Kind of like the German generals who turned against Hitler. After they started losing the war…

How do any of the things you detractors are talking about address what the guy actually said? What are you claiming that he said that is either evil or destructive?

It honestly seems to me to be the most reasonable defense of conservatism I’ve ever seen. He even condemns the corporatism inherent in the party today. He condemns taxing the poor and not the rich.

For this poster, he has taken nearly all the things I object to about conservatism, and turned them on his head. I actually had to fight to remember why I consider myself liberal rather than conservative.

No conservative is surprised to read stuff like this from David Frum, who has been veering steadily leftward for years.

That said, it’s delightful to watch the guy get pilloried by the far left!

It couldn’t happen to a nicer guy! I mean, what did you think, Dave- that the lefties were suddenly going to embrace you as one of them?

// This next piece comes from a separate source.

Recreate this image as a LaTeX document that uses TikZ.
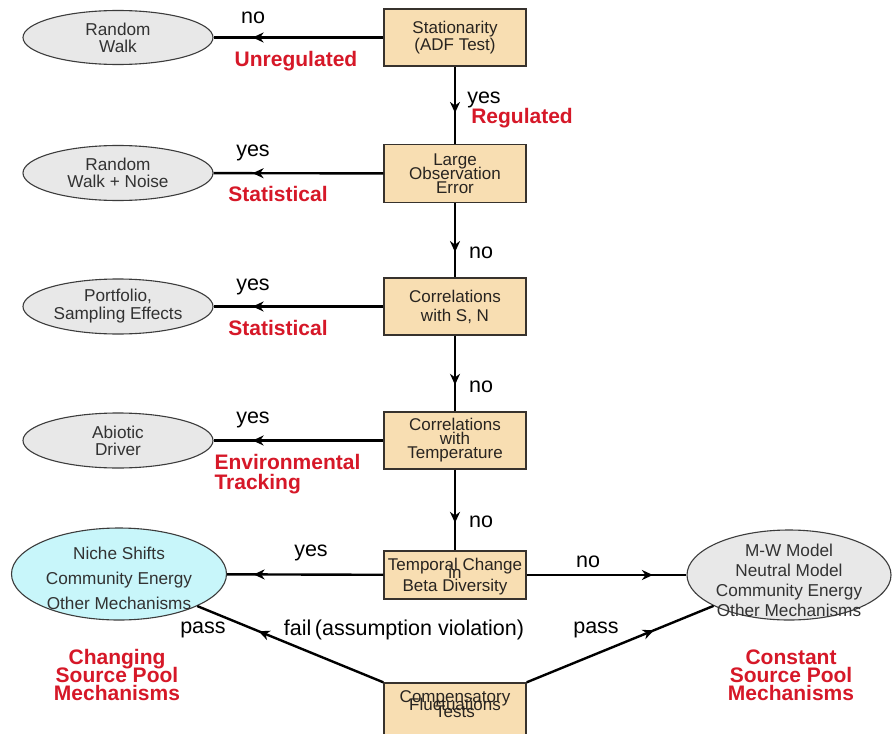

But hey, I know- try self-flagellation. Try sackcloth and ashes. Maybe THEN they’ll like you (and even if they don’t, we conservatives will enjoy watching you humiliate yourself further).

Is the point here that Bush Administration was the Republican shining light?

And all this venom from the guy who came up with “axis of evil” phrase. That’s some mighty mind righ there.

I think he is just being a tiny bit self-serving and somewhat bitter that nobody is calling him for advice. Plus he got fired from AEI so what’s a guy to do?

Did anything he write resonate with you? Or are you just going to reflexively dismiss anything he says now because he’s “veered left” and must therefore be wrong because he’s on “the other team”?

What we’re looking at is one of the past cheerleaders for Republican intransigence and aggressive religiosity and utterly insane rhetoric realizing that the yokels actually BELIEVE all of the bullshit that his party spread around in order to attract said yokels, and now the political operators of the party are more or less REQUIRED to treat said bullshit as an operating paradigm instead of a campaign slogan.

He’s not appalled that all of this is associated with his party. He’s appalled that his party was forced into actually adopting all of this by the base that he and his ilk created.

I’ve been familiar with David Frum for years. He was ALWAYS the kind of “conservative” who enjoyed posturing to liberals as the “reasonable” one, unlike all those other uncouth yahoos on the right. Frum has ALWAYS been the kind of guy who wrote articles with titles like “The Conservative Case for _______ (fill in your pet liberal cause).”

Which means he NEVER inspired much trust among conservatives, even when he was ostensibly one of us.

On social issues, Frum always leaned left. On economic issues, he’s gradually moved leftward (“um, you know, maybe high taxes and a massive welfare state aren’t so bad”).

Indeed, the ONLY issue on which Frum was reliably conservative was foreign policy, and even then, that’s only if you equate “conservative” with “hawkish” (Pat Buchanan wouldn’t).

Frum was ready to drum ANYBODY out of the Republican party who wasn’t a hawk on the Middle East. After that, he has a lot of nerve posing as the voice of the Big Tent.